Provençal rosés are mainly made from Grenache, Mourvèdre, Cinsault and Tibouren but Carignan, Counoise, Cabernet Sauvignon and Syrah are also used, as are white grapes like Clairette, Grenache Blanc and Rolle. The wines are dry and usually pale, capitalising on vivid citrus flavours. Bandol, an appellation within Provence, allows the same grape varieties but is famous for Mourvèdre, a late-ripening, thick-skinned grape, lending structure, spice and ageing potential. Tavel in the southern Rhône is probably France’s most historic and distinct rosé, an appellation dedicated entirely to rosé. Although tiny at just 904 hectares, it was France’s first appellation for rosé wine, given AOC status in 1936. Ernest Hemingway, for instance, was a big fan. Nine grape varieties are permitted and the wines are full-flavoured and deep-coloured, ideal for the robust, southern French flavours of bouillabaisse or grand aioli.
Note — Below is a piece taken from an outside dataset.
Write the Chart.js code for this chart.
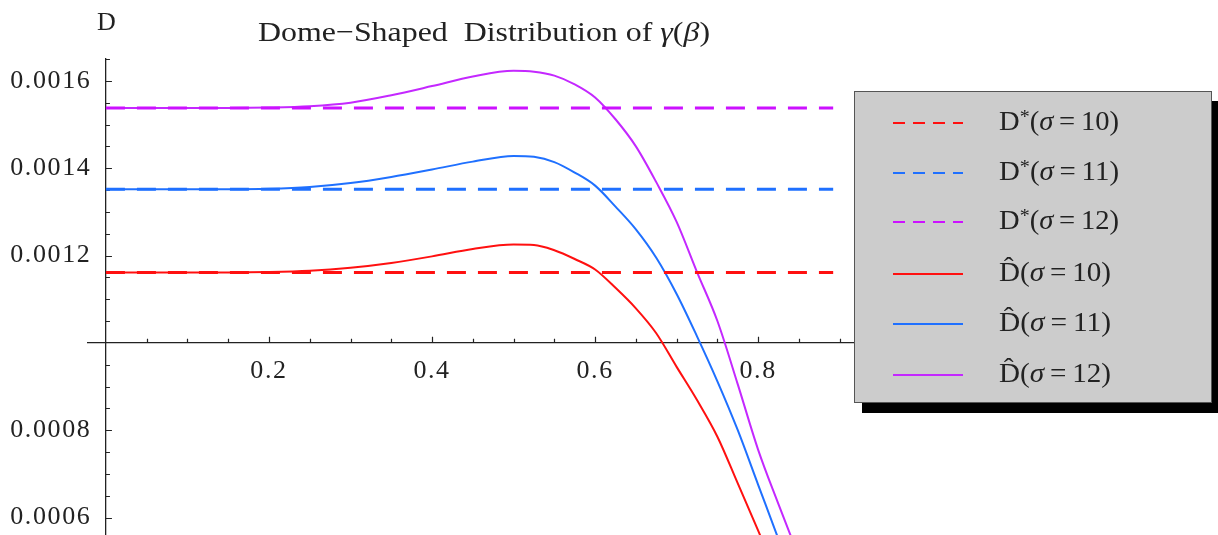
<!DOCTYPE html>
<html>
<head>
<meta charset="utf-8">
<script src="https://cdn.jsdelivr.net/npm/chart.js@4.4.1/dist/chart.umd.min.js"></script>
<style>
  html, body { margin: 0; padding: 0; background: #fff; }
  #wrap { position: relative; width: 1218px; height: 535px; overflow: hidden; font-family: "Liberation Serif", "Times New Roman", serif; color: #222; }
  #c { position: absolute; left: 0; top: 0; }
  .txt { position: absolute; white-space: nowrap; line-height: 1; transform-origin: 0 0; }
  #title { left: 258px; top: 18px; font-size: 28px; }
  #ylab { left: 97px; top: 9px; font-size: 26px; }
  #legend { position: absolute; left: 854px; top: 91px; width: 358px; height: 312px; box-sizing: border-box;
            background: #cccccc; border: 1px solid #555; box-shadow: 8px 10px 0 #000; }
  .row { position: absolute; left: 0; height: 40px; width: 100%; }
  .row svg { position: absolute; left: 38px; top: 19px; }
  .row .lab { position: absolute; left: 144px; top: 4px; font-size: 27px; white-space: nowrap; transform-origin: 0 0; }
  sup { font-size: 70%; vertical-align: 0; position: relative; top: -0.35em; }
</style>
</head>
<body>
<div id="wrap">
  <canvas id="c" width="1218" height="535"></canvas>
  <div class="txt" id="title">Dome−Shaped&nbsp; Distribution of <i>γ</i>(<i>β</i>)</div>
  <div class="txt" id="ylab">D</div>
  <div id="legend"></div>
</div>
<script>
// ---- data ----
const beta = [0, 0.05, 0.1, 0.15, 0.2, 0.25, 0.3, 0.35, 0.4, 0.45, 0.5, 0.525, 0.55, 0.575, 0.6, 0.625, 0.65, 0.675, 0.7, 0.725, 0.75, 0.775, 0.8, 0.825, 0.85];
const dHatSigma10 = [0.001161, 0.001161, 0.001161, 0.001161, 0.001162, 0.001165, 0.001172, 0.001183, 0.001198, 0.001215, 0.001225, 0.001224, 0.001212, 0.001192, 0.001168, 0.001126, 0.001079, 0.001022, 0.000945, 0.000869, 0.000785, 0.000678, 0.00057, 0.00046, 0.00035];
const dHatSigma11 = [0.001352, 0.001352, 0.001352, 0.001352, 0.001353, 0.001357, 0.001366, 0.00138, 0.001397, 0.001415, 0.001428, 0.001426, 0.001414, 0.00139, 0.00136, 0.001312, 0.00126, 0.001195, 0.001112, 0.001015, 0.000912, 0.0008, 0.000675, 0.00055, 0.00042];
const dHatSigma12 = [0.001538, 0.001538, 0.001538, 0.001538, 0.001539, 0.001542, 0.00155, 0.001567, 0.001588, 0.00161, 0.001623, 0.001621, 0.001612, 0.001592, 0.001562, 0.001512, 0.00145, 0.001368, 0.001277, 0.001162, 0.00105, 0.000905, 0.000755, 0.00063, 0.00051];
const dStarValues = [0.001161, 0.001352, 0.001538];
const dStarBetaRange = [0, 0.892];
const sigmaValues = [10, 11, 12];
const xTickLabels = ['0.2', '0.4', '0.6', '0.8'];
const yTickLabels = ['0.0006', '0.0008', '0.0012', '0.0014', '0.0016'];
const xMinorStep = 0.05;
const yMinorStep = 0.00005;

// ---- styles ----
const colors = ['#ff1010', '#1f70ff', '#c428ff'];
const dashColors = ['#ff1010', '#1f70ff', '#cc11ff'];

const hatSeries = [dHatSigma10, dHatSigma11, dHatSigma12];
const datasets = [];
dStarValues.forEach((v, i) => {
  datasets.push({
    label: 'D*(σ=' + sigmaValues[i] + ')',
    data: dStarBetaRange.map(b => ({x: b, y: v})),
    borderColor: dashColors[i], borderWidth: 3, borderDash: [19, 12],
    pointRadius: 0, fill: false
  });
});
hatSeries.forEach((arr, i) => {
  datasets.push({
    label: 'D̂(σ=' + sigmaValues[i] + ')',
    data: beta.map((b, j) => ({x: b, y: arr[j]})),
    borderColor: colors[i], borderWidth: 2, cubicInterpolationMode: 'monotone',
    pointRadius: 0, fill: false
  });
});

function rangeTicks(min, max, step) {
  const out = [];
  const n0 = Math.ceil(min / step - 1e-9), n1 = Math.floor(max / step + 1e-9);
  for (let n = n0; n <= n1; n++) out.push(+(n * step).toFixed(8));
  return out;
}

const tickFont = {family: '"Liberation Serif", "Times New Roman", serif', size: 26};

const tickMarks = {
  id: 'tickMarks',
  beforeDraw(chart) { chart.ctx.letterSpacing = '1.6px'; },
  beforeDatasetsDraw(chart) {
    const {ctx, scales: {x, y}} = chart;
    ctx.letterSpacing = '0px';
    ctx.save();
    ctx.strokeStyle = '#222';
    ctx.lineWidth = 1.2;
    const y0 = y.getPixelForValue(0.001);
    const x0 = x.getPixelForValue(0);
    ctx.beginPath();
    rangeTicks(0.05, x.max, xMinorStep).forEach(v => {
      const px = Math.round(x.getPixelForValue(v)) + 0.5;
      const major = xTickLabels.includes(String(v));
      ctx.moveTo(px, y0);
      ctx.lineTo(px, y0 - (major ? 6 : 4));
    });
    rangeTicks(y.min, y.max, yMinorStep).forEach(v => {
      if (Math.abs(v - 0.001) < 1e-9) return;
      const py = Math.round(y.getPixelForValue(v)) + 0.5;
      const major = yTickLabels.some(t => Math.abs(parseFloat(t) - v) < 1e-9);
      ctx.moveTo(x0, py);
      ctx.lineTo(x0 + (major ? 6 : 4), py);
    });
    ctx.stroke();
    ctx.restore();
  }
};

const noPad = s => { s.paddingTop = 0; s.paddingBottom = 0; s.paddingLeft = 0; s.paddingRight = 0; };

new Chart(document.getElementById('c'), {
  type: 'line',
  data: {datasets},
  plugins: [tickMarks],
  options: {
    responsive: false,
    animation: false,
    layout: {padding: {left: 88, right: 1218 - 856, top: 59, bottom: 0}},
    plugins: {legend: {display: false}, tooltip: {enabled: false}, title: {display: false}},
    scales: {
      x: {
        type: 'linear', min: -0.022, max: 0.92,
        position: {y: 0.001},
        grid: {display: false},
        border: {display: true, color: '#222', width: 1.3},
        afterFit: noPad,
        afterBuildTicks: s => { s.ticks = xTickLabels.map(t => ({value: parseFloat(t)})); },
        ticks: {font: tickFont, color: '#222', padding: 5, maxRotation: 0, autoSkip: false,
                callback: v => xTickLabels.find(t => Math.abs(parseFloat(t) - v) < 1e-9) || ''}
      },
      y: {
        type: 'linear', min: 0.00056, max: 0.00165,
        position: {x: 0},
        grid: {display: false},
        border: {display: true, color: '#222', width: 1.3},
        afterFit: noPad,
        afterBuildTicks: s => { s.ticks = yTickLabels.map(t => ({value: parseFloat(t)})); },
        ticks: {font: tickFont, color: '#222', autoSkip: false,
                callback: v => (yTickLabels.find(t => Math.abs(parseFloat(t) - v) < 1e-9) || '') + '\u2002'}
      }
    }
  }
});

// ---- legend (HTML) ----
const legend = document.getElementById('legend');
const rowTops = [10, 60, 109, 161, 211, 262];
const legendItems = [];
dStarValues.forEach((v, i) => legendItems.push({html: 'D<sup>*</sup>(<i>σ</i>&thinsp;=&thinsp;' + sigmaValues[i] + ')', color: dashColors[i], dash: '12,8'}));
sigmaValues.forEach((s, i) => legendItems.push({html: 'D̂(<i>σ</i>&thinsp;=&thinsp;' + s + ')', color: colors[i], dash: ''}));
legendItems.forEach((it, i) => {
  const row = document.createElement('div');
  row.className = 'row';
  row.style.top = rowTops[i] + 'px';
  row.innerHTML = '<svg width="72" height="4"><line x1="0" y1="2" x2="70" y2="2" stroke="' + it.color +
    '" stroke-width="2"' + (it.dash ? ' stroke-dasharray="' + it.dash + '"' : '') + '/></svg>' +
    '<span class="lab">' + it.html + '</span>';
  legend.appendChild(row);
});
// stretch text horizontally to match the reference's wide rendering
function fitWidth(el, target) {
  const w = el.getBoundingClientRect().width;
  if (w > 0) el.style.transform = 'scaleX(' + (target / w) + ')';
}
fitWidth(document.getElementById('title'), 452);
document.querySelectorAll('.row .lab').forEach((el, i) => fitWidth(el, i < 3 ? 120 : 112));
</script>
</body>
</html>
If you have only tried pale rosé, you simply must graduate to this gastronomic, complex style. Another Rhône appellation with significant rosé production is Luberon and over in Languedoc, almost a fifth of the wines made are pink – from numerous varieties and across numerous appellations. The Loire valley also has a rosé track record: Sancerre rosé is made from Pinot Noir and is usually delicate, light and bone-dry. Further downstream, other styles take over, at different sweetness levels: Rosé de Loire, Rosé d’Anjou and Cabernet d’Anjou, are variously made from Cabernet Franc, Cabernet Sauvignon, Grolleau, Pineau d’Aunis, Gamay and Pinot Noir.

The world’s love affair with rosé is set to continue. Two reasons are paramount: rosé is no longer seen as just a summer wine and has year-round appeal. It has also moved on from perceptions of frivolousness and is enjoyed across genders. You only need to look at supermarket shelves, wine bars or restaurant tables: they shimmer in all shades of pink.